Aim: Which lines in the records below contain the word "this"? Copy each one out.

Provided information:
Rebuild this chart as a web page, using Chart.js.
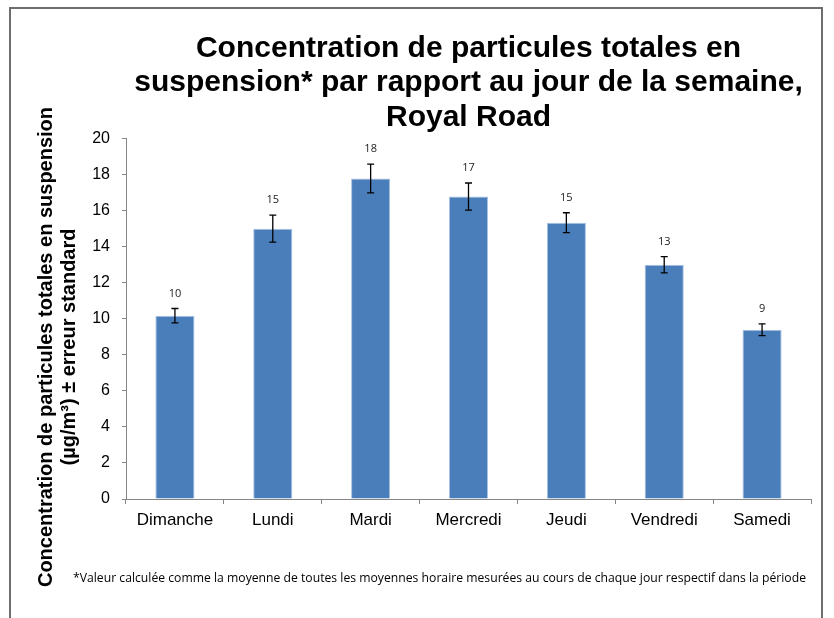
---
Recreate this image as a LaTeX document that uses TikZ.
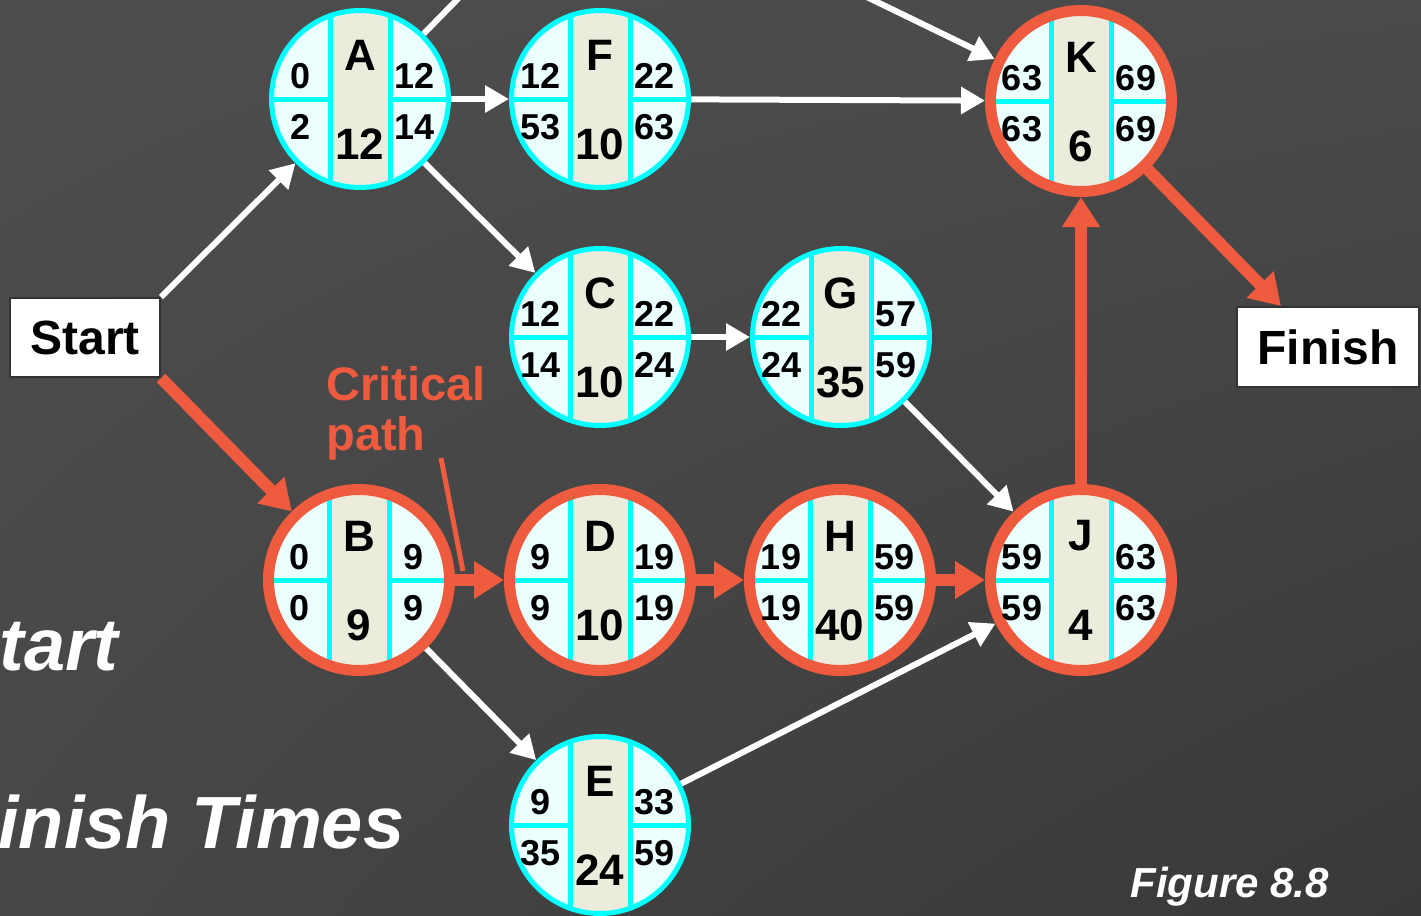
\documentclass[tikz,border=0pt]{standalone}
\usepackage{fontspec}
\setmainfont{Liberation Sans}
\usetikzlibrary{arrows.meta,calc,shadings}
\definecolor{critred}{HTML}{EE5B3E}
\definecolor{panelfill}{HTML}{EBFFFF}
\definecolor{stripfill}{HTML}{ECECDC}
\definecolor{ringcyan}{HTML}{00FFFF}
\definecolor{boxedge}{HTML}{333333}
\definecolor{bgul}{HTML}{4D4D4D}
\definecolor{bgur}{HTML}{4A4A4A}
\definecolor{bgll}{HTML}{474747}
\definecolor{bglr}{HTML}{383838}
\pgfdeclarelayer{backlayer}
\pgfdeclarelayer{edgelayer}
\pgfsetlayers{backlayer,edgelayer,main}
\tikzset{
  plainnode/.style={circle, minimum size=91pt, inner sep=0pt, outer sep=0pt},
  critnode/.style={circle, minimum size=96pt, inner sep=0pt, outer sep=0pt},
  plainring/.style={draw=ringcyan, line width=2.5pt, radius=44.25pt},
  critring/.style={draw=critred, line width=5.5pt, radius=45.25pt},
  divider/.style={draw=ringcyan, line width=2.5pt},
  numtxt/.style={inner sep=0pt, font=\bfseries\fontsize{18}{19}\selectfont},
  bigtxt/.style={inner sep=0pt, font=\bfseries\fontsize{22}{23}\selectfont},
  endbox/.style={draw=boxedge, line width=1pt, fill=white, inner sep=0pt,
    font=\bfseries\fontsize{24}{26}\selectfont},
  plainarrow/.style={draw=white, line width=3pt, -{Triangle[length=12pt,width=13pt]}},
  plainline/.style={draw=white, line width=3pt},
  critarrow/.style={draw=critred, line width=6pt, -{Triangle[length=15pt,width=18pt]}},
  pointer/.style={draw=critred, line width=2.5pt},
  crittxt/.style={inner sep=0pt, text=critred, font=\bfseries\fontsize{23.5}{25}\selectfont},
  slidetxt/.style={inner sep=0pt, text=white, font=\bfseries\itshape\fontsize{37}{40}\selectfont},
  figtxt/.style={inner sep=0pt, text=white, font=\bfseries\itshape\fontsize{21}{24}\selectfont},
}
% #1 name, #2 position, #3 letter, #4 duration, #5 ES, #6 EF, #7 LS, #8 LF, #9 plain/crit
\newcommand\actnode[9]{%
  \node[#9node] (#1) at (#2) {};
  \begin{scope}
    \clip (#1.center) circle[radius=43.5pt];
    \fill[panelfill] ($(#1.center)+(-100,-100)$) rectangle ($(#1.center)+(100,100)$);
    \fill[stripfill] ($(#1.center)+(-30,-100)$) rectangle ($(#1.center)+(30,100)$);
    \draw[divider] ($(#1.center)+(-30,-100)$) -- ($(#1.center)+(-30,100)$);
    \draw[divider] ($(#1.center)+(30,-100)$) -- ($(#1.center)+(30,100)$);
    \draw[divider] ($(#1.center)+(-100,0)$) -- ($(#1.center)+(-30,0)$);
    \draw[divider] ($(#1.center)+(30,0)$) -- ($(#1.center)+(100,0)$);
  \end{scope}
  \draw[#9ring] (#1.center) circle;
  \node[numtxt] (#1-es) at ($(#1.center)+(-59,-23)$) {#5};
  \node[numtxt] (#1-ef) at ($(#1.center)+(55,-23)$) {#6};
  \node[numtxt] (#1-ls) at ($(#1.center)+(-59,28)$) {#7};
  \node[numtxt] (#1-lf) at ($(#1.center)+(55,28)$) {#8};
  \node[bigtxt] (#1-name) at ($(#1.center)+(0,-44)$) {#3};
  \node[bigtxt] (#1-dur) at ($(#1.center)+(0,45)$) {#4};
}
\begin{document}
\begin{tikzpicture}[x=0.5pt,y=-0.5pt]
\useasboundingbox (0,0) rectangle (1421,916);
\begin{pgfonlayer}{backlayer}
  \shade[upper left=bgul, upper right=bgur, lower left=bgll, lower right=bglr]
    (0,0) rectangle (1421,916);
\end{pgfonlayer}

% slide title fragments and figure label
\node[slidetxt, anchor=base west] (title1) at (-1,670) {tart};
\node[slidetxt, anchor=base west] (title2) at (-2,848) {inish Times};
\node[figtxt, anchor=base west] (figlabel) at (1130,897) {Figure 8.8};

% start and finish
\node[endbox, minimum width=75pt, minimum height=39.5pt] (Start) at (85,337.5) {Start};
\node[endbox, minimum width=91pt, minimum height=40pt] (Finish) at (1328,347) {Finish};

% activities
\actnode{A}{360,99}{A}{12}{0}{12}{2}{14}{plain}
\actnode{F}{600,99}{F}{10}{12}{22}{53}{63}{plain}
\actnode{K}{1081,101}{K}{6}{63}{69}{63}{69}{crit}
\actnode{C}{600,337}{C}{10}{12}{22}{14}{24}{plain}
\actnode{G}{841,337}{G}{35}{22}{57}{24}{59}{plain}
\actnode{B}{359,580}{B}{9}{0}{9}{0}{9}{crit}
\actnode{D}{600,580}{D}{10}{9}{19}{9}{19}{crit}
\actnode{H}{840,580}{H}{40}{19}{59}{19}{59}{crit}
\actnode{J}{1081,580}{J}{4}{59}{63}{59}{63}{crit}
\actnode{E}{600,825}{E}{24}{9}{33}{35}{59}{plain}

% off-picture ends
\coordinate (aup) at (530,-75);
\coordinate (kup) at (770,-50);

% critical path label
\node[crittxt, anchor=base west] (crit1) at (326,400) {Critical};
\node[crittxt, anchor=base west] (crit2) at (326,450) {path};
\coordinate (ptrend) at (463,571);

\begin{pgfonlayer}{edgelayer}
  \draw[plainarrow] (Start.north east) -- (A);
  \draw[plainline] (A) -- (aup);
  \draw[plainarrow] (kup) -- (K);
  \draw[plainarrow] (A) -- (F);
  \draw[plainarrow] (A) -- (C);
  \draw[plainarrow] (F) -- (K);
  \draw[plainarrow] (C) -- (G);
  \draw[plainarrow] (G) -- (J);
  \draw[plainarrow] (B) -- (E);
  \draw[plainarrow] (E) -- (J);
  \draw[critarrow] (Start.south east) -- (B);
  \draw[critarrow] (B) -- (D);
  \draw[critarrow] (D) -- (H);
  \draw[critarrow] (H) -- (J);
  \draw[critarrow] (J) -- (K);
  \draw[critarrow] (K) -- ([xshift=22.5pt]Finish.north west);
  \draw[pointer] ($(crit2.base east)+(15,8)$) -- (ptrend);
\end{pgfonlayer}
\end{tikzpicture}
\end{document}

Complete output:
Rebuild this chart as a web page, using Chart.js.
Recreate this image as a LaTeX document that uses TikZ.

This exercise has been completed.